BP and Shell both invest in renewable energy technologies to embrace cleaner energy solutions, including hydrogen technologies which offer lower-carbon options for power generation in transportation and electrification. BP joined the Hydrogen Council in 2019 to accelerate investment into large-scale commercialisation of hydrogen solutions, including both blue and green hydrogen technologies. Comparatively, Shell are looking to expand their hydrogen fuel stations across Western Europe with 400 hydrogen sites by 2023.
BP also wants to expand the use for natural gas over coal as it creates half the GHG emissions and fewer air pollutants. Shell, recognises that with an emerging middle class in Asia, more natural gas solutions will be needed, and so aim for 10% of China’s fuel output to be via gas in 2020 and 15% in 2030.
BP and Shell also have joint ventures. BP with Bunge and Butamaz, to develop technology to convert sugars from corn into isobutanol, respectively. Meanwhile Shell with Cosan are creating two billion litres of sugar-cane ethanol a year and hope this can reduce CO2 emissions by 70% compared to using petrol.

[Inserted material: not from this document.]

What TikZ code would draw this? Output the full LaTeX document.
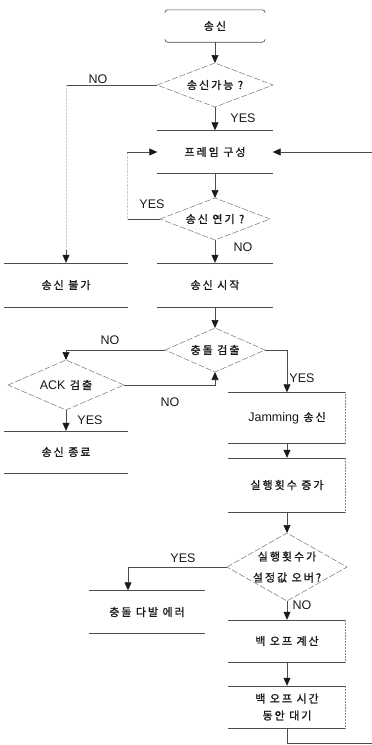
\documentclass[tikz,border=0pt]{standalone}
\usepackage{fontspec}
\setmainfont{Liberation Sans}
\newfontfamily\kr[LetterSpace=18,FakeBold=1.2]{Noto Sans CJK KR}
\usetikzlibrary{arrows.meta}
% Latin words inside Korean labels
\newcommand\lat[1]{{\rmfamily\fontsize{12.5}{15}\selectfont #1}}
% decision diamond: name, x, y, half-width, half-height, text
\newcommand\decision[6]{%
  \node[dtext] (#1) at (#2,#3) {#6};
  \path (#2,#3) ++(-#4,0) coordinate (#1-w)
        (#2,#3) ++(#4,0) coordinate (#1-e)
        (#2,#3) ++(0,-#5) coordinate (#1-n)
        (#2,#3) ++(0,#5) coordinate (#1-s);
  \draw[dline] (#1-w) -- (#1-n) -- (#1-e) -- (#1-s) -- cycle;}
\begin{document}
\begin{tikzpicture}[x=1pt,y=-1pt,
  line/.style={draw=black!70, line width=0.6pt},
  arr/.style={line, -{Triangle[width=7pt,length=8pt,color=black!90]}},
  faint/.style={draw=black!20, line width=0.4pt, densely dotted},
  dline/.style={draw=black!55, line width=0.5pt, dash pattern=on 6pt off 2pt},
  boxline/.style={draw=black!70, line width=0.6pt},
  sideline/.style={draw=black!45, line width=0.5pt, densely dotted},
  proc/.style={inner sep=0pt, align=center, font=\kr\fontsize{11}{17}\selectfont, text=black!90},
  dtext/.style={inner sep=0pt, align=center, font=\kr\fontsize{11}{17}\selectfont, text=black!90},
  lbl/.style={inner sep=0pt, font=\fontsize{12.5}{15}\selectfont, text=black!90},
]
\useasboundingbox (0,0) rectangle (372,745);

% ---- blocks ----
\node[proc, minimum width=100pt, minimum height=32pt] (start) at (215,26) {송신};
\decision{d1}{215}{85}{58}{22}{송신가능 ?}
\node[proc, minimum width=115pt, minimum height=43pt] (frame) at (215,152) {프레임 구성};
\decision{d2}{215}{219}{55}{21}{송신 연기 ?}
\node[proc, minimum width=124pt, minimum height=44pt] (fail) at (66,285) {송신 불가};
\node[proc, minimum width=115pt, minimum height=44pt] (txstart) at (215,285) {송신 시작};
\decision{d3}{215}{350}{50}{22}{충돌 검출}
\decision{d4}{66}{385}{58}{25}{\lat{ACK} 검출}
\node[proc, minimum width=124pt, minimum height=42pt] (done) at (66,452) {송신 종료};
\node[proc, minimum width=117pt, minimum height=51pt] (jam) at (287,418) {\lat{Jamming} 송신};
\node[proc, minimum width=117pt, minimum height=54pt] (inc) at (287,485) {실행횟수 증가};
\decision{d5}{287}{567}{60}{34}{실행횟수가\\[4pt]설정값 오버?}
\node[proc, minimum width=115pt, minimum height=43pt] (err) at (147,612) {충돌 다발 에러};
\node[proc, minimum width=117pt, minimum height=42pt] (calc) at (287,641) {백 오프 계산};
\node[proc, minimum width=117pt, minimum height=42pt] (wait) at (287,707) {백 오프 시간\\동안 대기};

% start terminator: top and bottom edges with rounded ends
\draw[boxline, rounded corners=3pt]
  ([yshift=-3pt]start.north west) -- (start.north west) -- (start.north east) -- ([yshift=-3pt]start.north east)
  ([yshift=3pt]start.south west) -- (start.south west) -- (start.south east) -- ([yshift=3pt]start.south east);

% process blocks: top and bottom rules
\foreach \n in {frame,fail,txstart,done,jam,inc,err,calc,wait}
  \draw[boxline] (\n.north west) -- (\n.north east) (\n.south west) -- (\n.south east);
\foreach \n in {jam,inc,calc,wait}
  \draw[sideline] (\n.north east) -- (\n.south east);

% ---- connectors ----
\coordinate (noA) at (66,85);
\coordinate (noB) at (66,250);
\coordinate (yesA) at (127,219);
\coordinate (yesB) at (127,152);
\coordinate (loop) at (395,743);

\draw[arr] (start.south) -- (d1-n);
\draw[arr] (d1-s) -- (frame.north);
\draw[line] (d1-w) -- (noA);
\draw[faint] (noA) -- (noB);
\draw[arr] (noB) -- (fail.north);
\draw[arr] (frame.south) -- (d2-n);
\draw[line] (d2-w) -- (yesA);
\draw[faint] (yesA) -- (yesB);
\draw[arr] (yesB) -- (frame.west);
\draw[arr] (d2-s) -- (txstart.north);
\draw[arr] (txstart.south) -- (d3-n);
\draw[arr] (d3-w) -| (d4-n);
\draw[arr] (d4-e) -| (d3-s);
\draw[arr] (d4-s) -- (done.north);
\draw[arr] (d3-e) -| (jam.north);
\draw[arr] (jam.south) -- (inc.north);
\draw[arr] (inc.south) -- (d5-n);
\draw[arr] (d5-w) -| ([xshift=-19pt]err.north);
\draw[arr] (d5-s) -- (calc.north);
\draw[arr] (calc.south) -- (wait.north);
\draw[arr] (wait.south) |- (loop) |- (frame.east);

% ---- branch labels ----
\node[lbl] (l1) at (98,79) {NO};
\node[lbl] (l2) at (243,118) {YES};
\node[lbl] (l3) at (152,204) {YES};
\node[lbl] (l4) at (243,247) {NO};
\node[lbl] (l5) at (110,340) {NO};
\node[lbl] (l6) at (170,402) {NO};
\node[lbl] (l7) at (90,420) {YES};
\node[lbl] (l8) at (302,378) {YES};
\node[lbl] (l9) at (183,558) {YES};
\node[lbl] (l10) at (302,605) {NO};
\end{tikzpicture}
\end{document}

Executive Remuneration Frameworks
Within some Executive Remuneration Frameworks, ESG targets are built into their variable pay structure. If one’s variable pay can create up to 600% of their base salary, one would hope this incentive would be enough for Directors to try and meet ESG targets. BP’s performance shares dedicate 30% to be related to meeting low carbon targets for 3 years. The annual bonus’ environmental target weighting has also doubled from 10% to 20% since their last remuneration policy. It appears the incentive is paying off as there was an expectation in the previous tax year to reduce BP’s emissions by 1.0MteCO2 which they surpassed, slashing emissions by 1.4MteCO2. Shell’s annual bonus and Long Term Incentive Plan (LTIP) dedicate 10% of the framework to climate change measures and unlike BP, these weightings have remained the same since 2017 and their new policy does not look to incorporate a bigger dedication to climate change targets for the foreseeable future.
Whilst both companies have taken strides to reward green practices, it is concerning that both BP’s and Shell’s ESG-driven-pay weightings, compared to volume growth metrics, may not be enough to drive sustainability and combating climate change actions. For example, in Shell’s annual bonus, 55% of it is dedicated to growth measures and its LTIP constitutes two cash flow metrics. This encourages a growth-orientated approach which favours increased fossil fuel production.
So far both companies have highlighted the importance of sustainability and how this is incorporated into their business model both in writing and in practice. They both strive for net-zero emissions in the long-term, which meets one of the UN’s sustainability goals. It is difficult, however, to strive to become a more environmentally friendly company, especially within the oil & gas sector, whilst also driving growth to satisfy shareholder returns and company valuation metrics. On balance, if you were considering investing between BP and Shell, BP would be the more favourable company. They provide greater operational transparency with more in-depth sustainability reports as well as providing a greater and diverse amount of alternative fuel research and technology. They are also more open about refining their ESG targets and their executive remuneration variable pay structure than Shell, demonstrating their drive to prioritise the company’s environmental practices more now than ever before.